The island has been inhabited since antiquity, yet is sparsely settled today. This is partly a result of historical disputes over the island between Russia and Japan, but mainly due to the area’s inhospitable weather. A typical day on Sakhalin is cloudy, foggy and very cold, due to the chilly sea current that brings frigid Arctic water and ice flows to the shores of the island.

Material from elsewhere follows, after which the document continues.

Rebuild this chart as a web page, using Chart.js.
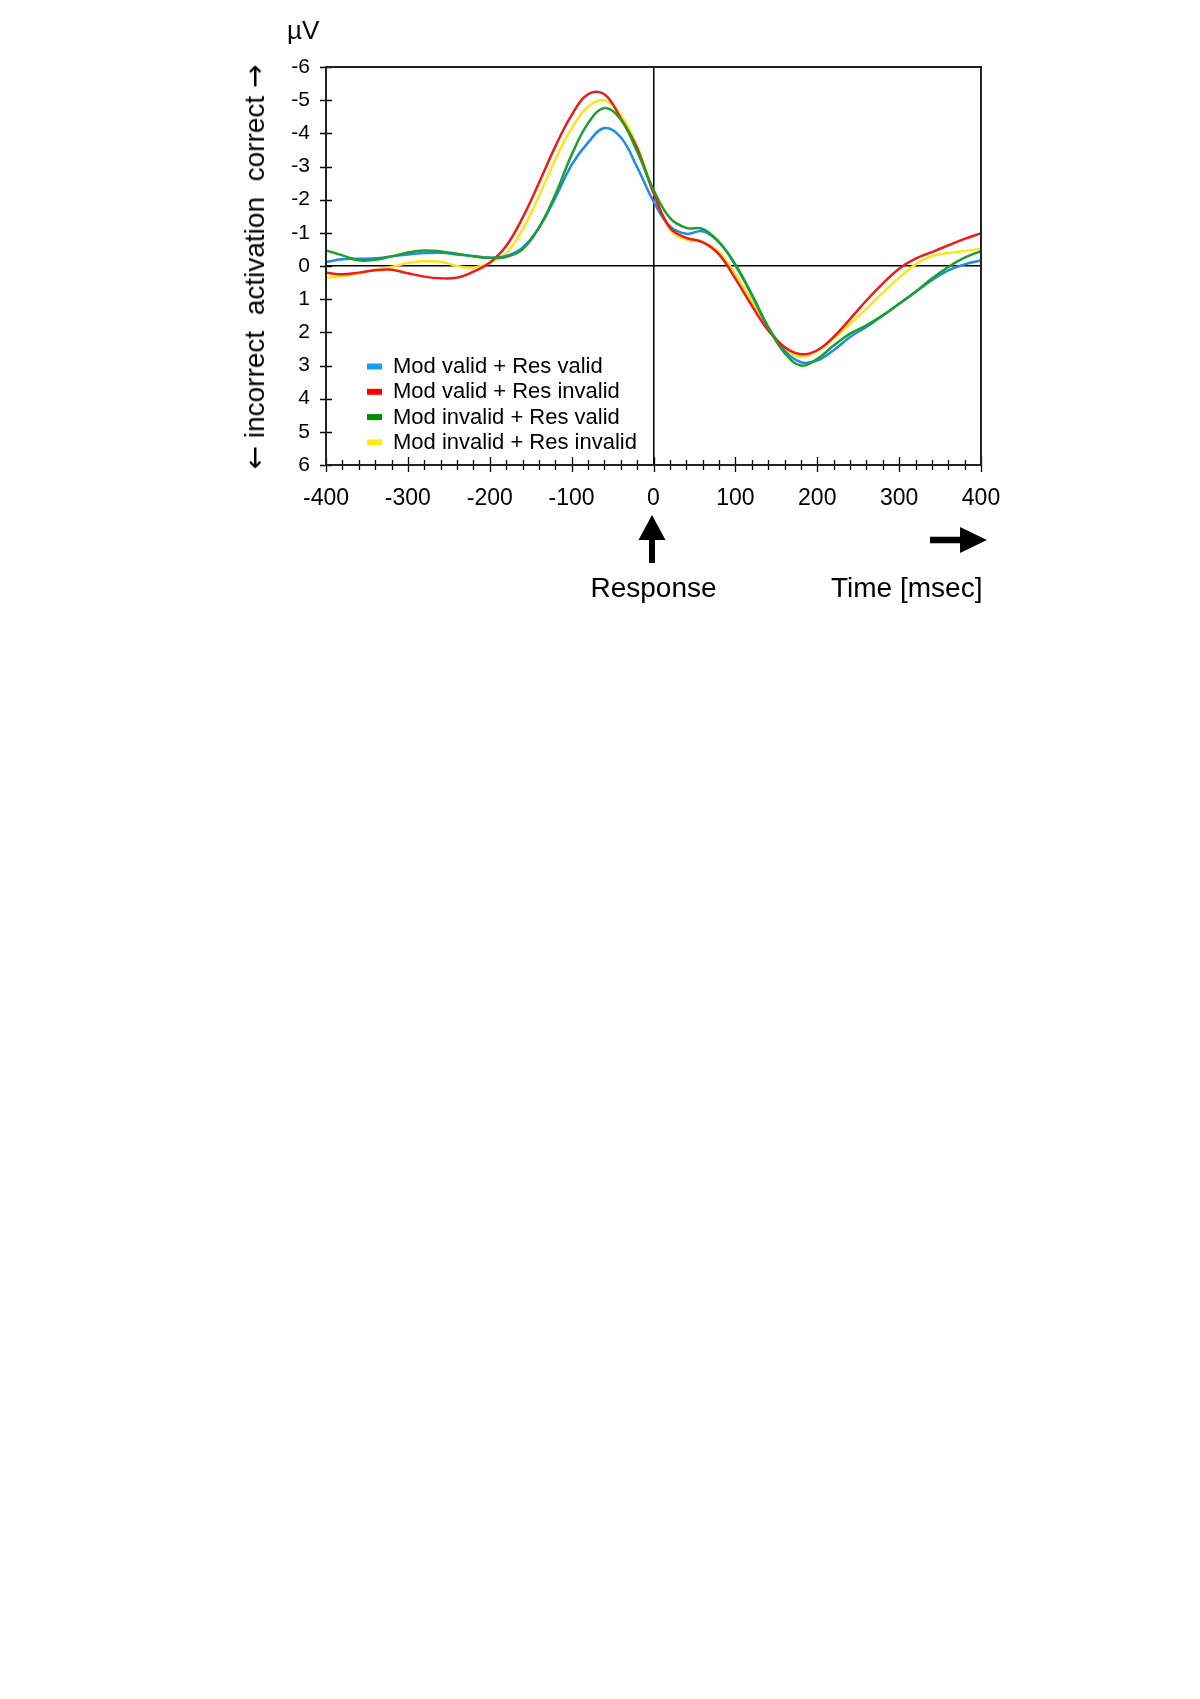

Sakhalin is a long, thin island with two mountain chains running parallel to one another along the length of the island. Farming is difficult and the island has mainly been a base for fishing or a site for coal mining. Recently, Russia and Japan have been collaborating on oil and gas exploration on and around Sakhalin. Relations between these two North Pacific nations have not always been so cordial, however. Russia’s loss to Japan in the 1904-05 Russo-Japanese War saw the island being divided between the two nations along the 50th parallel. At one point, the Japanese population on what was called “Karafuto” was as high as 400,000. After World War II, the Soviets forced the Japanese to leave Sakhalin and the island became an exclusively Soviet - now Russian - possession.

The capitol of Sakhalin is Yuzhno-Sakhalinsk, a city of about 175,000 people with a large Korean ethnic minority. The city was called Toyohara when it was the administrative capitol of Japanese Karafuto. Some traces of the former Japanese presence remain, notably the Yuzhno-Sakhalinsk museum with its oriental pagoda-style architecture. Things are looking up economically for Yuzhno-Sakhalinsk and Sakhalin, as demand for wood from the island’s expansive forests and ongoing oil and gas exploration create a wide range of job opportunities. An English-language newspaper and website called The Sakhalin Times caters to a growing number of foreign oil workers and business-people. It’s likely that ecotourism will also grow as the island’s wild expanses come to the attention of travelers looking for something off the beaten track.